Geçen hafta geniş bir gazeteci
grubuyla birlikte TOBB’un ABD’de organize Türkiye Yatırım haftası
etkinliğindeydim. Her şeyden önce söylemek gerekir ki; ekonominin küresel kriz
döneminde gösterdiği başarılı performans, Türkiye’ye olan ilgiyi artırmış
durumda. Bunu toplantılarda, ABD’de yerleşik Türk ve yabancılarla
konuştuğunuzda açıkca görüyorsunuz. ABD ziyaretinde Başbakan Yardımcısı Ali
Babacan’a gösterilen yoğun ilgi Türkiye’nin başarısına ilişkin bir ilgiydi ama
bence, yerli ve Türk katılımcıların ilgisinde, sağlanan ekonomik başarıda Ali
Babacan’ın rolünü bilmeleri, yani şahsi başarı da önemli rol oynuyordu.
Babacan’ın yaptığı konuşmalarda, bu süreçteki başarının sağladığı kendine
güvenle konuştuğunu izledik.

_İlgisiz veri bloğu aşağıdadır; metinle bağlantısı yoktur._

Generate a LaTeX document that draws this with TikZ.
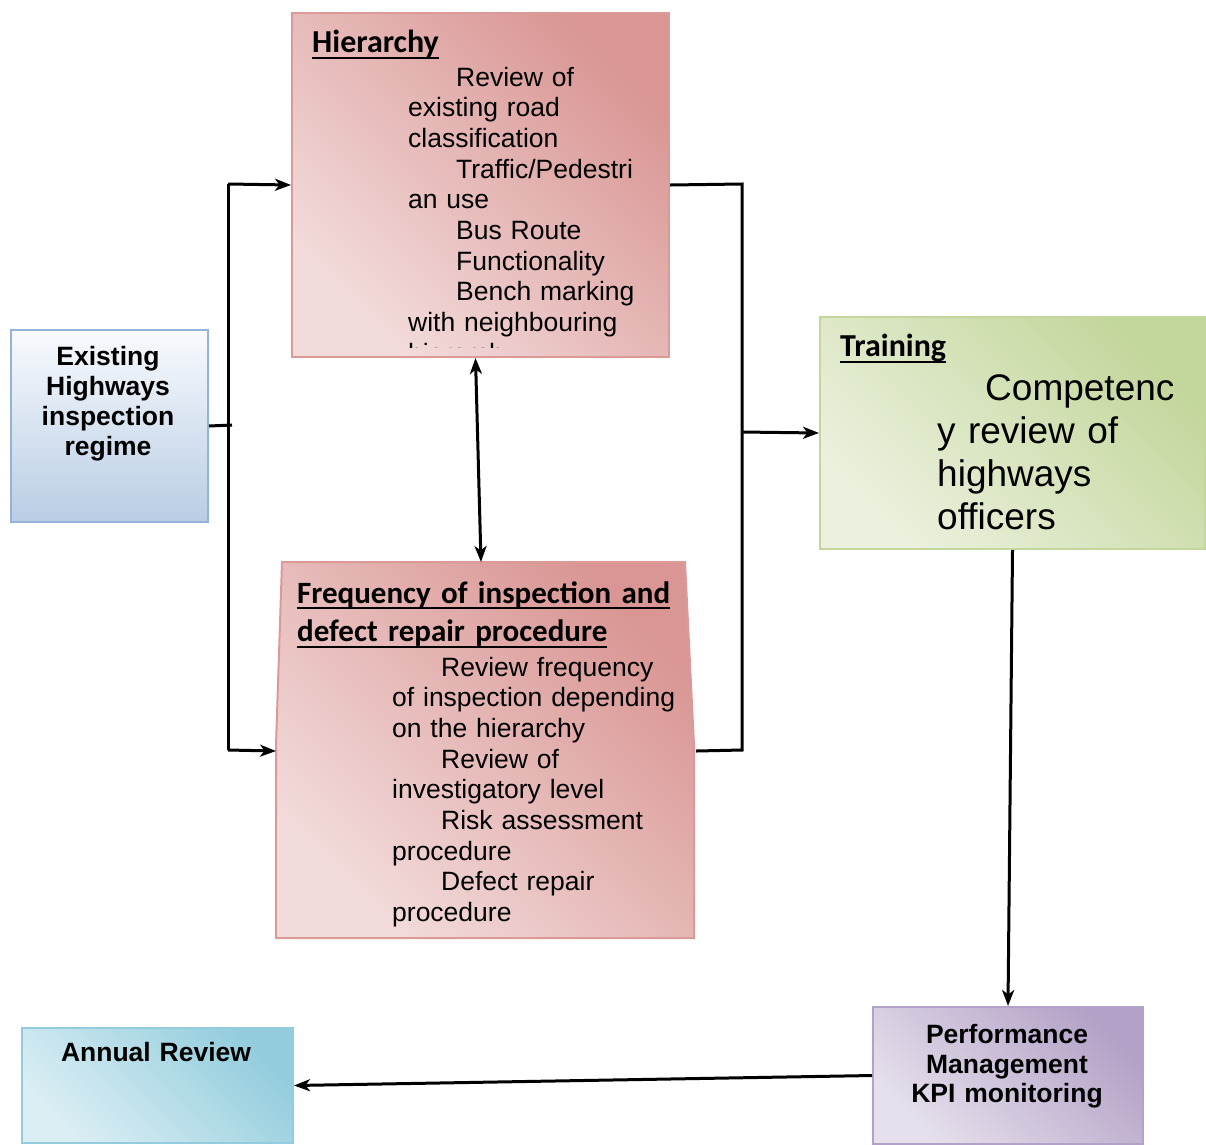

Türkiye ekonomisindeki gelişmeleri anlatmanın
yanısıra, sık sık dünya ekonomisine ilişkin makro yorumlara girdi, yapılan
yanlışlıklara değindi ve yapılması gerekenler üzerinde durdu. Ekonomide
sağlanan başarının, tümüyle ülkeye olan ilgiyi artırdığını, yani Türkiye’nin en
önemli başarı dayanağının ekonomi olduğu açıkca ortada. Bir başka deyişle
siyasi hataların bile ekonomik başarının altına gizlenebildiğini, özellikle
içinde yaşamadıktan sonra, dışarıdan bakışta bunların daha rahat göz ardı
edilebildiğini de gözledim. Uluslararası kuruluşta çalışan, çağdaş bir Türk
uzmanla konuştuğumda, sadece parıltıların görünüp, ilkesel ve teorik yaklaşımın
bırakıldığını görmek üzücüydü. Tabi ki bu durum genel olarak kriz havasının
yarattığı ağır hava nedeniyle “geçici bir vazgeçiş” olarak da görülebilir ama
genel olarak ekonomi çevrelerinde “günlük bakış”ın daha hakim olduğu da açık.
Özetle; ekonomik başarının kalıcı olup olmadığı, çağdaş bir ekonomik sistem ve
buna bağlı siyasi sistemin kurumsallaştırılma sorunları, her alanda şeffaflık
ve adalet, olası ekonomik ve siyasi risklerin konuşulmadığı bir iklim hakim…
Buna karşılık Babacan’a özellikle üniversite çevrelerinde gelen sorular
arasında Türkiye-AB ilişkileri ve özgürlüklerin kısıtlanmasına ilişkin eleştiri
ve sorular dikkat çekti. Babacan, AB konusunda artık daha tepeden konuşup, “Artık
AB’nin bize ihtiyacı var” izlenimi veren yanıtlar verdi. Özgürlükler konusunda
ise “O nedenle AB tam üyeliğini istiyoruz” diye söz başlayıp, yol alındığını
ama bu alanda daha yapılacak şeyler olduğunu dile getirdi. Babacan’ın bu
konuşmalarından sonra ABD Dışişleri Bakanı Kerry’nin açıkladığı İnsan Hakları
Raporu’nda, basında çok yer tutmadı ama Türkiye’ye her zamankinden sert
eleştiriler yer aldı. Özellikle yargı için söylenenler, bence ekonomik
başarının bile ne kadar tehlikede olduğunu gösterecek kadar vahim.